A moderate in an increasingly right-leaning Republican Party, Kasich says the country needs to be “pro-environment” and “pro-immigrant.”

And, he told the magazine, “I think we need to completely redo education. Every piece of education now is behind the times and a hundred years old.”

Unlike President Donald Trump, whose education positions during the campaign were limited to opposition to the Common Core and a light-on-details school choice proposal, Kasich, particularly given his time as governor, had more edu-policy chops.

He backed the Common Core (though he pulled out of the PARCC testing consortium) and has supported charters and other choice measures. He’s also helped try to clean up the scandal-plagued Ohio charter school sector, particularly its online operators, and backed mayoral takeover of some failing districts.

Education might not be the best campaign issue for Kasich, though: During his time as governor, Ohio has dropped from No. 5 in 2010 to No. 22 in 2016 on Education Week’s annual national rankings, according to New York magazine. (Ohio advocates point to changes in Ed Week’s rankings and improvements in other states for Ohio’s large relative drop in the rankings, even as its final grade during that time changed just from a B- to a C.)

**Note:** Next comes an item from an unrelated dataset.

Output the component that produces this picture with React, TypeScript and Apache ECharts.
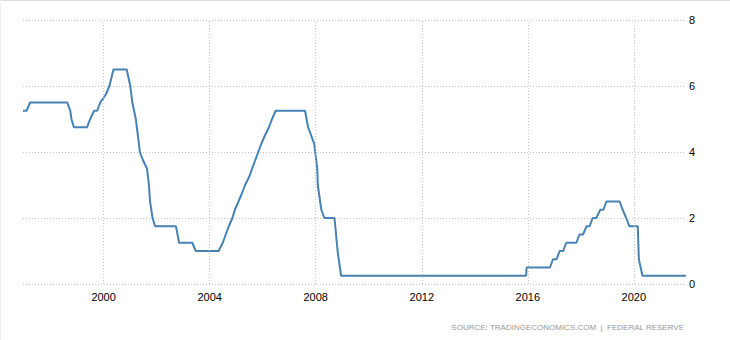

Kasich, the last of Trump’s 2016 primary competitors to drop out of the race, could launch a primary challenge or run as an independent in the general election, according to the article. He has not yet officially said he’s running, but he hasn’t been shy about speaking out against Trump, whom he never endorsed in the general election.

Kasich appeared at The 74’s New Hampshire Education Summit in 2015. He touted Ohio’s success with an early-intervention reading program, and said he favors local control of schools, higher teacher pay, and more vocational instruction and internships.

And Kasich, who was raised Catholic but is now Anglican, tied improving education to serving God’s will.

“You don’t have to think the way I do, but I believe the Lord watches what we do with our children. And the more we dedicate ourselves to having those children rise and to use their great brains to help heal this world and bring justice, the happier He is,” Kasich said.